One of the principles that guided my review was that diversity of institutions was, and remains, essential to creating a competitive market that can provide quality teaching and satisfy student demand.
Higher education has sometimes been too much like a club where the rules are made for the benefit of universities. These reforms will begin to change that. Students will have access to more information when they’re making application choices; universities will be under more pressure to improve the quality of teaching; and new providers that do not add meaningful choice, diversity and quality to the sector will be exposed by the new teaching excellence framework.
Organisations offering courses validated by a provider with degree-awarding powers are critical to this process. However, in compiling my report, my panel and I spoke to many such organisations and found in many instances that the validation arrangements simply did not work. They were highly lucrative for established providers, but created a closed shop that stifled innovation and competition among new entrants and as a result reduced student choice.
The right approach for the future is a level playing field for new and old. I hope, therefore, that the bill will prompt traditional providers to recognise the benefits for all in expanding the higher education sector, promoting greater choice, greater opportunities and excellence in higher education.
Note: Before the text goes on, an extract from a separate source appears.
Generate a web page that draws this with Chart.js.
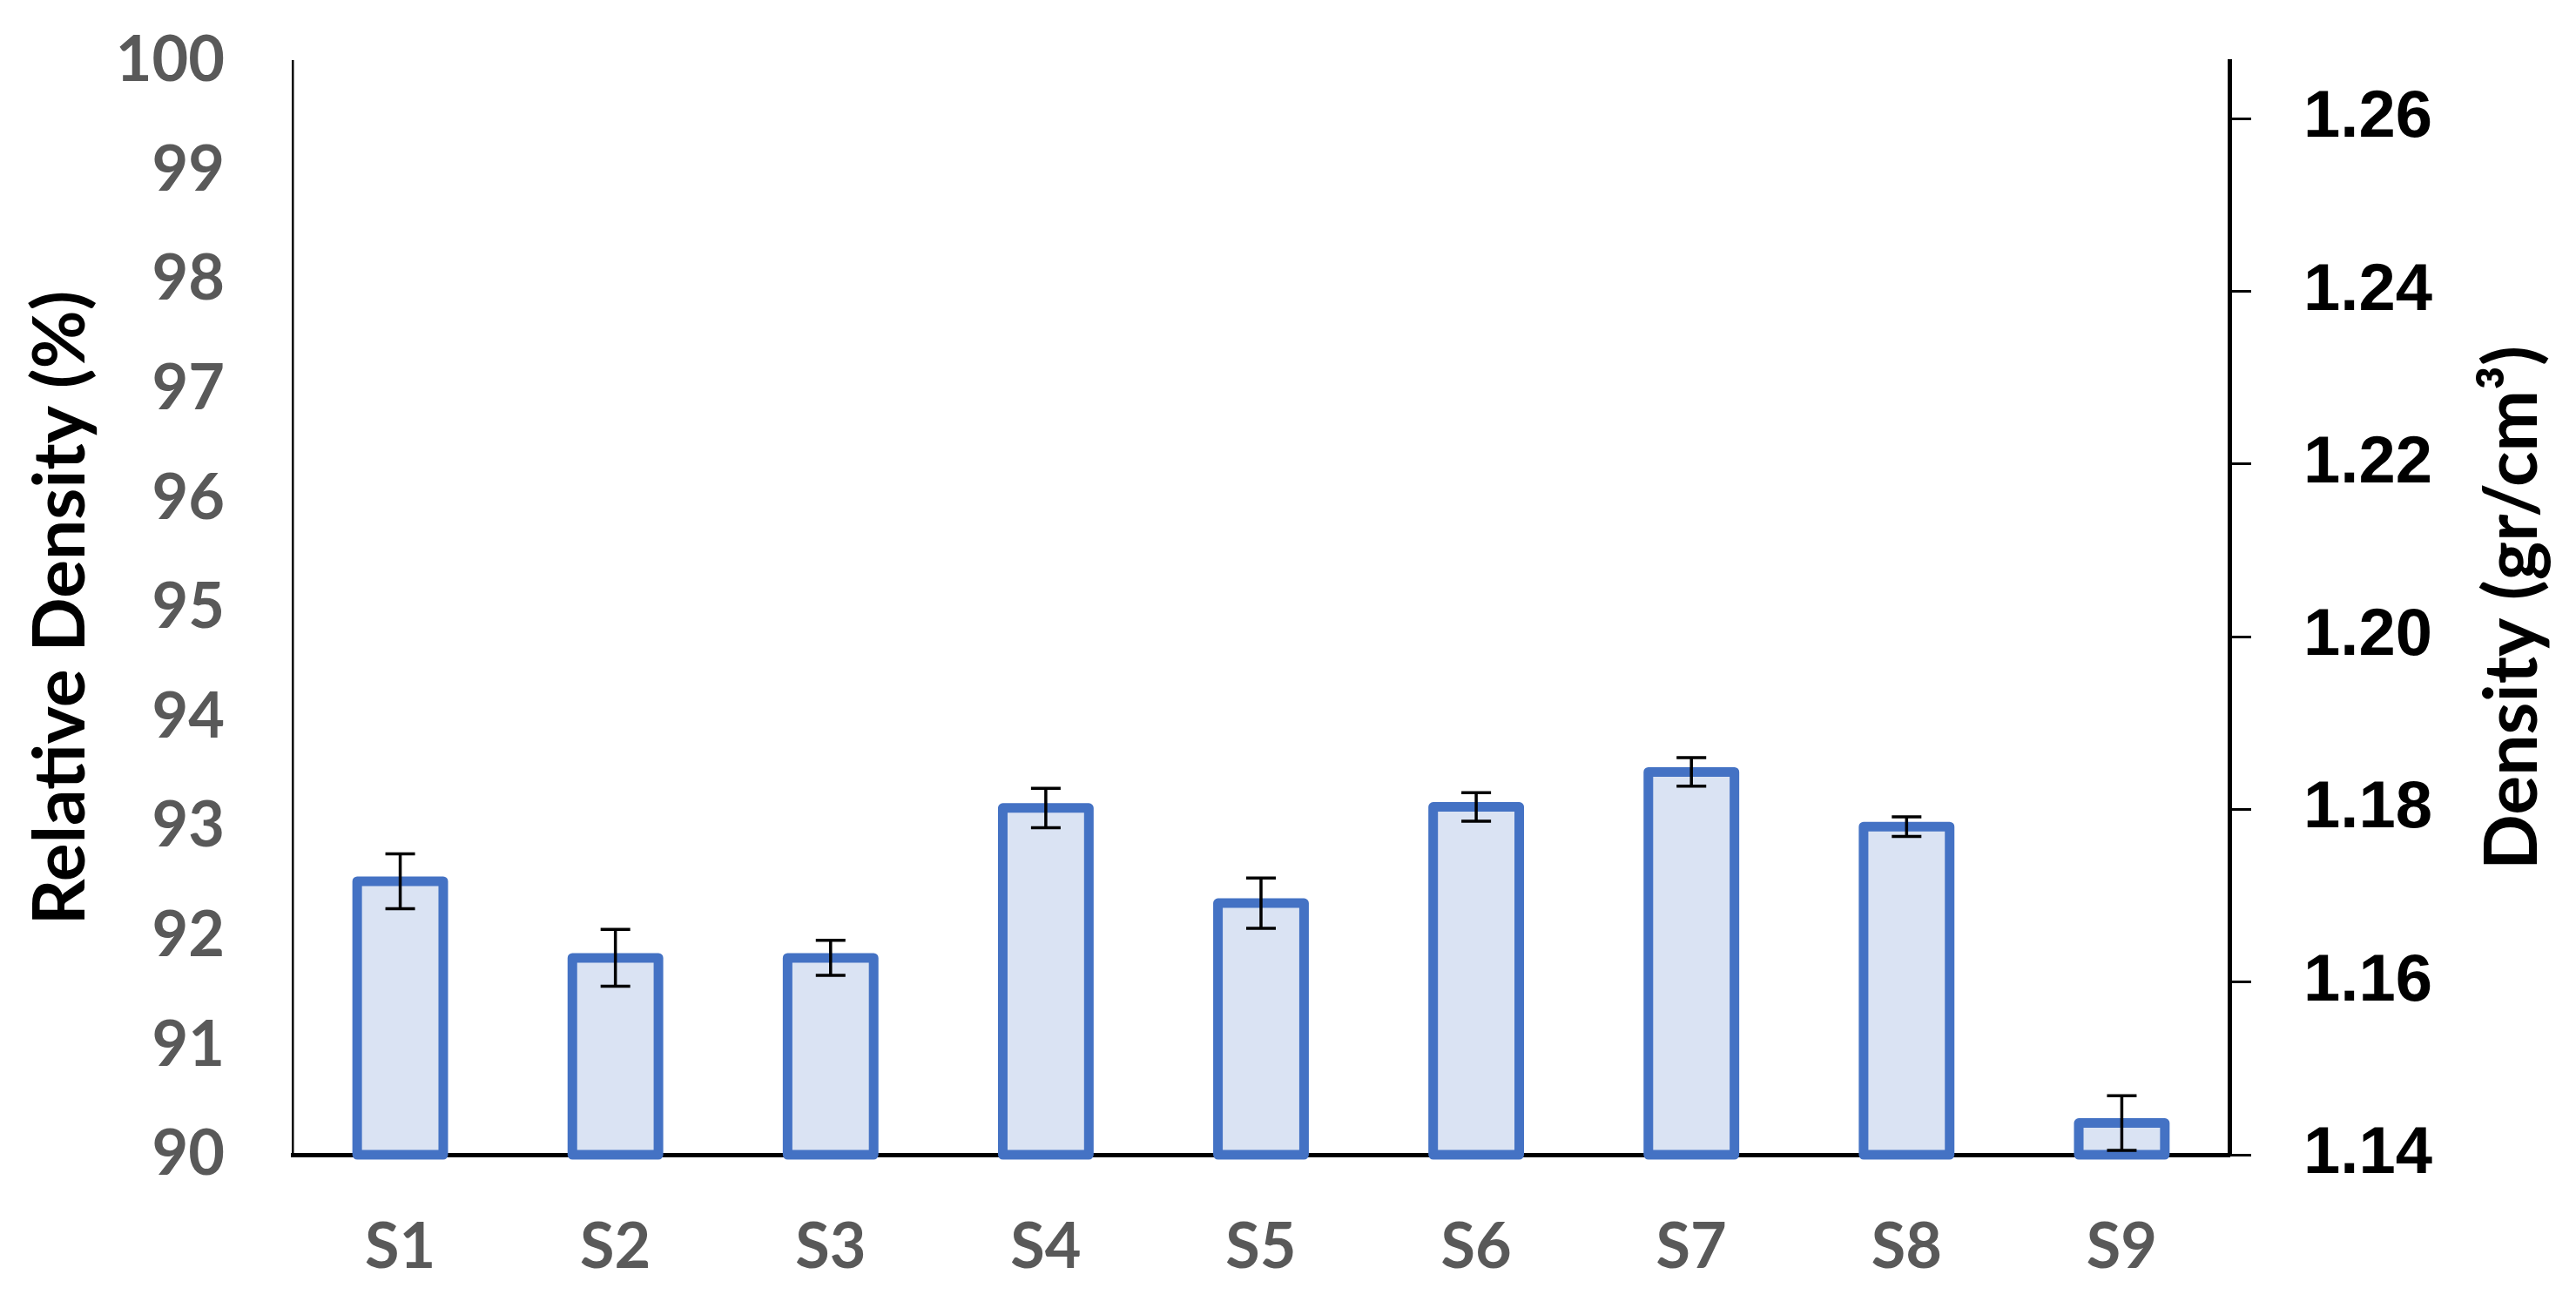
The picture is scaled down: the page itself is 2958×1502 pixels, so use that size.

I hope that they will respond positively to such competition.
In the rare case where this does not happen, however, it seems entirely right that the Office for Students should be able to step in as a validator of last resort. In doing so, it is essential that the regulator is independent. The Office for Students’ executive and board must be populated with those with no vested interests in the sector. The existence of an independent, capable regulator will be essential if the reforms proposed in this bill are to be sustainable and credible.
Lord Browne of Madingley headed the inquiry whose findings were published in 2010 as Securing a Sustainable Future for Higher Education.